NEW PARADIGM
Starting a Berlin-based Forum to promote new economic approaches
Climate change, dangerously high inequality, unstable financial markets and the looming crisis of globalization – all these challenges require fundamentally new answers — by Thomas Fricke and Simon Tilford.
BY
FORUM NEW ECONOMYPUBLISHED
2. NOVEMBER 2019READING TIME
5 MINThe first steps of this initiative were made in the immediate aftermath of the Brexit vote and Donald Trump’s election in late 2016. The basic concern was that these populist votes were far from random events but very much the result of the crisis of the former economic paradigm. When paradigms fail, a vacuum emerges that populists are quick to fill with seductive but dangerous answers.
Nearly three years and several high-level workshops and meetings later we transformed the initiative into a Berlin-based platform called Forum New Economy, with a secretariat in Berlin-Mitte. We held a major launch event on 31st October, with renowned economists and other experts from Germany and elsewhere (see the program below). This event set the tone for a platform that will in an open-minded way support the search for new answers, bringing together innovative thinkers, policy-makers and the broader public. Our exploratory work and discussions very much confirmed our initial thesis: we urgently need a new paradigm of economic policy making to replace the former and all too simple one according to which nearly all of our problems can be solved by free markets. To put it bluntly: we are in a race against time.
Without a paradigm shift, it will be all but impossible to solve the challenges we face – from climate change and inequality to financial instability and the looming crisis of globalization.
Our mission
Modern democracies today are confronted with a deep crisis of confidence that three decades of poorly managed globalization and exaggerated faith in the efficiency of markets have contributed to. While markets may produce huge benefits, an all too orthodox belief in their merits has left behind a raft of challenges that now threaten to overwhelm our societies. These include inequality, climate change, financial instability, decaying infrastructure, and a backlash against globalization reflected in a widespread popular feeling of lost control over politics as well as individual destiny.
To solve this crisis and prevent populists from filling the vacuum, governments need more than just answers to specific policy challenges. If we are to restore the credibility of our democracies, a new narrative and policy framework is required that recognizes the limitations of markets, lays out a more innovative role for the state and broadens our view of what comprises economic success. To regain confidence in the future, people must believe that policy-makers are driven by a vision of society in which the fruits of economic activity are shared broadly and where people exercise real control.
To accelerate the emergence of such a new understanding we launched the open-minded and politically independent Forum New Economy in Berlin. Backed by leading German and international experts and institutions, it aims to practically contribute to a more economically, financially, socially and environmentally sustainable prosperity.
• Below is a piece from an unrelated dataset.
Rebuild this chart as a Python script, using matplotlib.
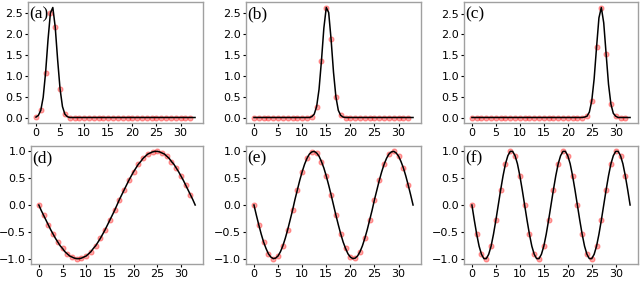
import numpy as np
import matplotlib
matplotlib.use("Agg")
import matplotlib.pyplot as plt

# x grid of the black curves (step 0.5); red markers at integer x 0..32
x_curve = np.arange(0, 33.5, 0.5)

gauss_a = [0.01, 0.05, 0.17, 0.48, 1.07, 1.85, 2.49, 2.62, 2.15, 1.37, 0.68, 0.26, 0.08, 0.02] + [0.0] * 53
gauss_b = [0.0] * 24 + [0.02, 0.08, 0.26, 0.67, 1.35, 2.13, 2.62, 2.50, 1.86, 1.08, 0.49, 0.17, 0.05, 0.01] + [0.0] * 29
gauss_c = [0.0] * 47 + [0.01, 0.03, 0.13, 0.40, 0.93, 1.69, 2.40, 2.65, 2.28, 1.53, 0.80, 0.32, 0.10, 0.03] + [0.0] * 6

sine_d = [0.0, -0.10, -0.19, -0.28, -0.37, -0.46, -0.54, -0.62, -0.69, -0.76, -0.81, -0.87, -0.91, -0.95,
          -0.97, -0.99, -1.00, -1.00, -0.99, -0.97, -0.95, -0.91, -0.87, -0.81, -0.76, -0.69, -0.62, -0.54,
          -0.46, -0.37, -0.28, -0.19, -0.10, 0.0, 0.10, 0.19, 0.28, 0.37, 0.46, 0.54, 0.62, 0.69, 0.76, 0.81,
          0.87, 0.91, 0.95, 0.97, 0.99, 1.00, 1.00, 0.99, 0.97, 0.95, 0.91, 0.87, 0.81, 0.76, 0.69, 0.62,
          0.54, 0.46, 0.37, 0.28, 0.19, 0.10, 0.0]

sine_e = [0.0, -0.19, -0.37, -0.54, -0.69, -0.81, -0.91, -0.97, -1.00, -0.99, -0.95, -0.87, -0.76, -0.62,
          -0.46, -0.28, -0.10, 0.10, 0.28, 0.46, 0.62, 0.76, 0.87, 0.95, 0.99, 1.00, 0.97, 0.91, 0.81, 0.69,
          0.54, 0.37, 0.19,
          0.0, -0.19, -0.37, -0.54, -0.69, -0.81, -0.91, -0.97, -1.00, -0.99, -0.95, -0.87, -0.76, -0.62,
          -0.46, -0.28, -0.10, 0.10, 0.28, 0.46, 0.62, 0.76, 0.87, 0.95, 0.99, 1.00, 0.97, 0.91, 0.81, 0.69,
          0.54, 0.37, 0.19, 0.0]

sine_f = [0.0, -0.28, -0.54, -0.76, -0.91, -0.99, -0.99, -0.91, -0.76, -0.54, -0.28, 0.0, 0.28, 0.54, 0.76,
          0.91, 0.99, 0.99, 0.91, 0.76, 0.54, 0.28,
          0.0, -0.28, -0.54, -0.76, -0.91, -0.99, -0.99, -0.91, -0.76, -0.54, -0.28, 0.0, 0.28, 0.54, 0.76,
          0.91, 0.99, 0.99, 0.91, 0.76, 0.54, 0.28,
          0.0, -0.28, -0.54, -0.76, -0.91, -0.99, -0.99, -0.91, -0.76, -0.54, -0.28, 0.0, 0.28, 0.54, 0.76,
          0.91, 0.99, 0.99, 0.91, 0.76, 0.54, 0.28, 0.0]

panels = [("(a)", gauss_a), ("(b)", gauss_b), ("(c)", gauss_c),
          ("(d)", sine_d), ("(e)", sine_e), ("(f)", sine_f)]
xticks = [0, 5, 10, 15, 20, 25, 30]
yticks_gauss = [0.0, 0.5, 1.0, 1.5, 2.0, 2.5]
yticks_sine = [-1.0, -0.5, 0.0, 0.5, 1.0]

W, H = 640, 281
fig = plt.figure(figsize=(6.4, 2.81), dpi=100)
# (left, right) pixel extents per panel
cols = [[(28, 203), (246, 421), (464, 638)],
        [(31, 203), (246, 421), (464, 638)]]
rows = [(2, 123), (146, 264)]

for i, (lab, y) in enumerate(panels):
    r, c = divmod(i, 3)
    top, bot = rows[r]
    l, rr = cols[r][c]
    ax = fig.add_axes([l / W, (H - bot) / H, (rr - l) / W, (bot - top) / H])
    y = np.asarray(y)
    xm = x_curve[0:65:2]
    ym = y[0:65:2]
    ax.plot(xm, ym, 'o', color='red', alpha=0.35, ms=3.6, mew=0.8, zorder=2)
    ax.plot(x_curve, y, '-', color='black', lw=1.1, zorder=3)
    ax.set_xticks(xticks)
    ax.set_yticks(yticks_gauss if r == 0 else yticks_sine)
    ax.tick_params(labelsize=8, length=2.2, width=0.8, pad=1.2, colors='black')
    for s in ax.spines.values():
        s.set_color('#a0a0a0')
        s.set_linewidth(1.0)
    ax.text(0.01, 0.895, lab, transform=ax.transAxes, ha='left', va='center',
            fontsize=12.5, family='Liberation Serif')

fig.savefig("out.png", dpi=100)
As the critical European part of a growing international network, the Platform’s secretariat will commission innovative work and organize expert meetings and events to facilitate exchange between academics, policy-makers, politicians and business leaders.
It will provide a landing strip in Germany and Continental Europe for innovative ideas from the US, UK and elsewhere and bring creative German thinkers together and their ideas to a broader audience.
Preparations for the Platform started in early 2017 and have included a dozen publications and five New Paradigm workshops. The work is supported by leading thinkers and policy-makers including Nobel laureate George Akerlof, Mariana Mazzucato, Branko Milanovic, Adair Turner, Pascal Lamy, Moritz Schularick, Tom Krebs, Jens Südekum, Jakob von Weizsäcker, Marcel Fratzscher, Gabriela Ramos, Michael Jacobs, Laurence Tubiana, Rob Johnson, Harold James and Jean Pisani-Ferry. The Platform will work with a powerful network of partners including the OECD, DIW Berlin, the Institute for New Economic Thinking, the European Climate Foundation, Jacques Delors Institut and the Young Scholars Initiative. There will be a Paris hub at OFCE institute. The work is funded by the Hewlett Foundation, Mercator, Bennemann and Canopus Foundations, as well as by INET, IMK and ECF.
The Platform will focus on reducing inequality of incomes and wealth; stabilizing financial markets and making them serve the economy again; ensuring that globalization and new technologies work for all; making climate policies part of a broader economic agenda; designing fiscal policies that stabilize rather than aggravate economic fluctuations; exploring the role of paradigms in policy-making; and promoting fundamental research into the transformation of modern economies.